There's an optional tool included with the project called pre-commit.

pre-commit automatically runs a suite of of processes on your code, like linters and formatters, when you commit. If it finds an issue and updates a file, you'll need to stage the changes and commit them again (the first commit will not have gone through because pre-commit found and fixed an issue). The outcome of this is that your code will be more consistent automatically, and everybody's changes will be running through the same set of processes. We recommend it for any project.

You can see the configuration for pre-commit in the .pre-commit-config.yaml file. It's installed as part of the project's requirements.txt, but you'll need to opt-in to using it by running pre-commit install. This will install git hooks which run when you commit. You can also run the checks manually with pre-commit run --all-files to see what it does without making a commit.

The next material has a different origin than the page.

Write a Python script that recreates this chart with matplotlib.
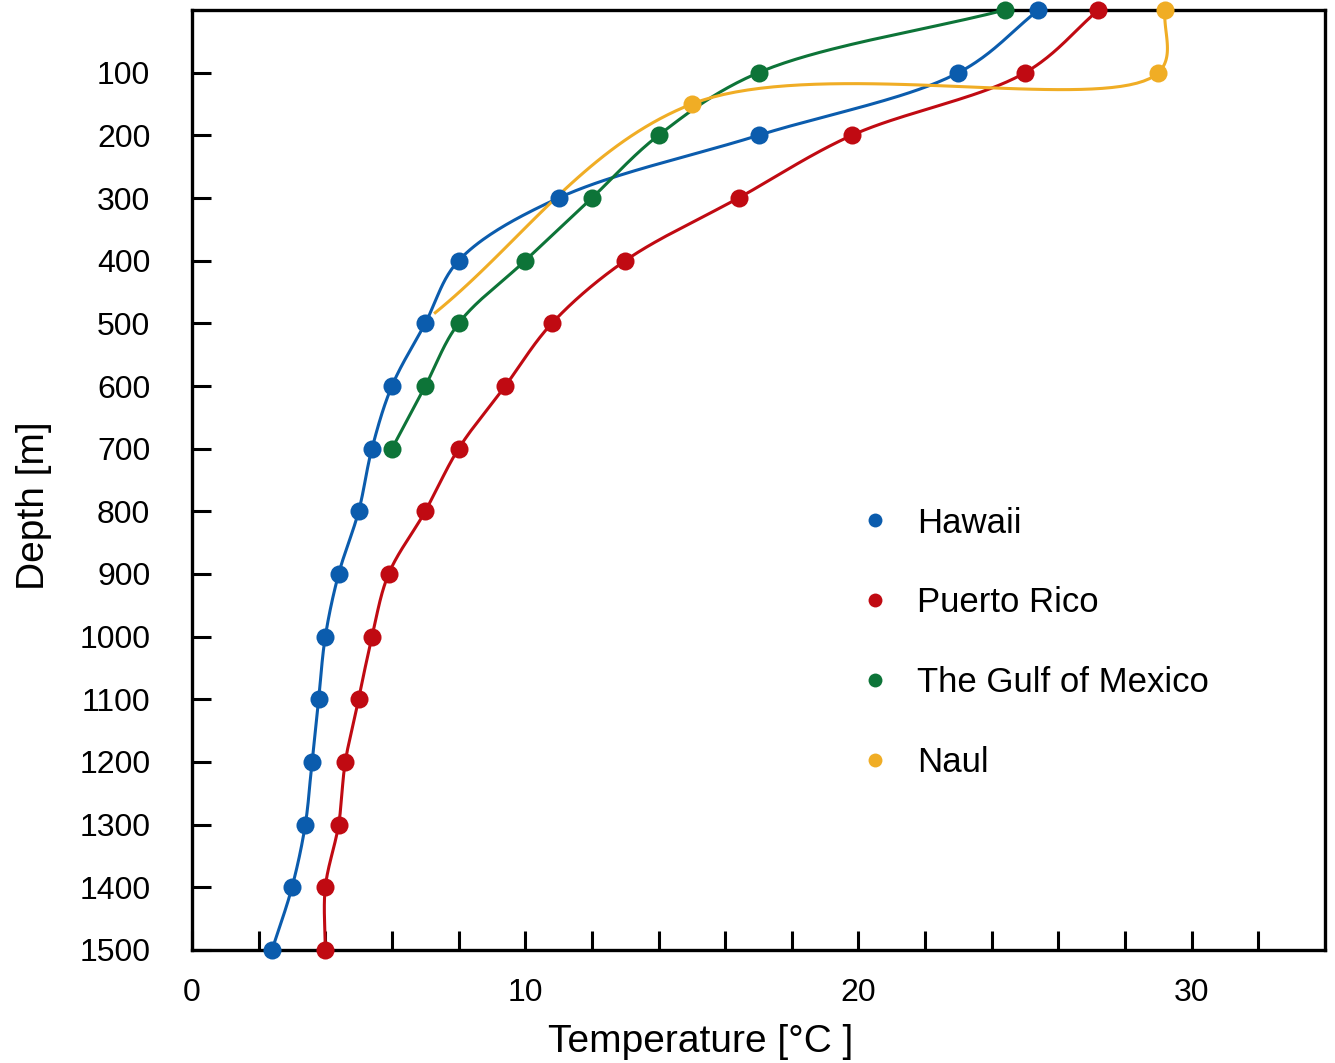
import numpy as np
import matplotlib
matplotlib.use("Agg")
import matplotlib.pyplot as plt
from matplotlib.lines import Line2D

# dati: temperatura [°C] e profondita [m]
hawaii_t = [25.4, 23.0, 17.0, 11.0, 8.0, 7.0, 6.0, 5.4, 5.0, 4.4, 4.0, 3.8, 3.6, 3.4, 3.0, 2.4]
hawaii_d = [0, 100, 200, 300, 400, 500, 600, 700, 800, 900, 1000, 1100, 1200, 1300, 1400, 1500]

pr_t = [27.2, 25.0, 19.8, 16.4, 13.0, 10.8, 9.4, 8.0, 7.0, 5.9, 5.4, 5.0, 4.6, 4.4, 4.0, 4.0]
pr_d = [0, 100, 200, 300, 400, 500, 600, 700, 800, 900, 1000, 1100, 1200, 1300, 1400, 1500]

gulf_t = [24.4, 17.0, 14.0, 12.0, 10.0, 8.0, 7.0, 6.0]
gulf_d = [0, 100, 200, 300, 400, 500, 600, 700]

naul_t = [29.2, 29.0, 15.0, 7.3]
naul_d = [0, 100, 150, 483]
naul_mark = [0, 1, 2]   # l'ultimo punto non ha marcatore

colori = {'Hawaii': '#0b5cad', 'Puerto Rico': '#c00a12', 'The Gulf of Mexico': '#0d7438', 'Naul': '#f0ad25'}

XMAX = 34
YMAX = 1500
ASPECT = 940 / 1133


def spline(xs, ys, n=40):
    # catmull-rom centripeta, calcolata in coordinate normalizzate
    P = np.column_stack([np.array(xs) / XMAX, np.array(ys) / YMAX * ASPECT])
    P = np.vstack([2 * P[0] - P[1], P, 2 * P[-1] - P[-2]])
    out = []
    for i in range(1, len(P) - 2):
        p0, p1, p2, p3 = P[i - 1], P[i], P[i + 1], P[i + 2]
        t0 = 0.0
        t1 = t0 + np.linalg.norm(p1 - p0) ** 0.5
        t2 = t1 + np.linalg.norm(p2 - p1) ** 0.5
        t3 = t2 + np.linalg.norm(p3 - p2) ** 0.5
        t = np.linspace(t1, t2, n)[:, None]
        A1 = (t1 - t) / (t1 - t0) * p0 + (t - t0) / (t1 - t0) * p1
        A2 = (t2 - t) / (t2 - t1) * p1 + (t - t1) / (t2 - t1) * p2
        A3 = (t3 - t) / (t3 - t2) * p2 + (t - t2) / (t3 - t2) * p3
        B1 = (t2 - t) / (t2 - t0) * A1 + (t - t0) / (t2 - t0) * A2
        B2 = (t3 - t) / (t3 - t1) * A2 + (t - t1) / (t3 - t1) * A3
        C = (t2 - t) / (t2 - t1) * B1 + (t - t1) / (t2 - t1) * B2
        out.append(C)
    C = np.vstack(out)
    return C[:, 0] * XMAX, C[:, 1] / ASPECT * YMAX


plt.rcParams['font.family'] = ['Liberation Sans', 'DejaVu Sans']

fig = plt.figure(figsize=(13.35, 10.63), dpi=100)
ax = fig.add_axes([192 / 1335, 1 - 950 / 1063, 1133 / 1335, 940 / 1063])

serie = [
    ('Hawaii', hawaii_t, hawaii_d, None),
    ('Puerto Rico', pr_t, pr_d, None),
    ('The Gulf of Mexico', gulf_t, gulf_d, None),
    ('Naul', naul_t, naul_d, naul_mark),
]

for nome, t, d, mk in serie:
    c = colori[nome]
    sx, sy = spline(t, d)
    ax.plot(sx, sy, color=c, lw=2.2, zorder=3, clip_on=False)
    tt = np.array(t)
    dd = np.array(d)
    if mk is not None:
        tt = tt[mk]
        dd = dd[mk]
    ax.plot(tt, dd, 'o', color=c, ms=13, mew=0, zorder=4, clip_on=False)

ax.set_xlim(0, XMAX)
ax.set_ylim(YMAX, 0)

ax.set_xticks(np.arange(0, 33, 2))
ax.set_xticklabels([str(v) if v % 10 == 0 else '' for v in range(0, 33, 2)])
ax.set_yticks(np.arange(100, 1501, 100))
ax.set_yticklabels([str(v) for v in range(100, 1501, 100)])

ax.tick_params(axis='both', direction='in', length=14, width=2.2, labelsize=23)
ax.tick_params(axis='y', pad=30)
ax.tick_params(axis='x', pad=20)

for sp in ax.spines.values():
    sp.set_linewidth(2.4)

ax.set_xlabel('Temperature [°C ]', fontsize=28)
ax.set_ylabel('Depth [m]', fontsize=28)
ax.xaxis.set_label_coords(0.449, -0.079)
ax.yaxis.set_label_coords(-0.124, 0.473)

handles = [Line2D([], [], ls='none', marker='o', ms=10, mew=0, color=colori[n]) for n, _, _, _ in serie]
ax.legend(handles, [n for n, _, _, _ in serie], loc='upper left', bbox_to_anchor=(0.56, 0.505),
          frameon=False, fontsize=25, labelspacing=1.35, handlelength=1.0, handletextpad=0.7)

fig.savefig('out.png', dpi=100)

At present the following checks are run:

  • ruff - an incredibly fast linter and formatter for Python, in case you add any Python models
  • check-yaml - which validates YAML files
  • end-of-file-fixer - which ensures all files end with a newline
  • trailing-whitespace - which trims trailing whitespace from files

At present, the popular SQL linter and formatter SQLFluff doesn't play nicely with the dbt Cloud CLI, so we've omitted it from this project for now. We've already built the backend for linting via the Cloud CLI, so this will change very soon! At present if you'd like auto-formatting and linting for SQL, check out the dbt Cloud IDE!

We have kept a .sqlfluff config file to show what that looks like, and to future proof the repo for when the Cloud CLI support linting and formatting.

Footnotes

  1. Again, I can't emphasize enough that you should not use dbt and seeds for data loading in a production project. This is just for convenience within this learning project.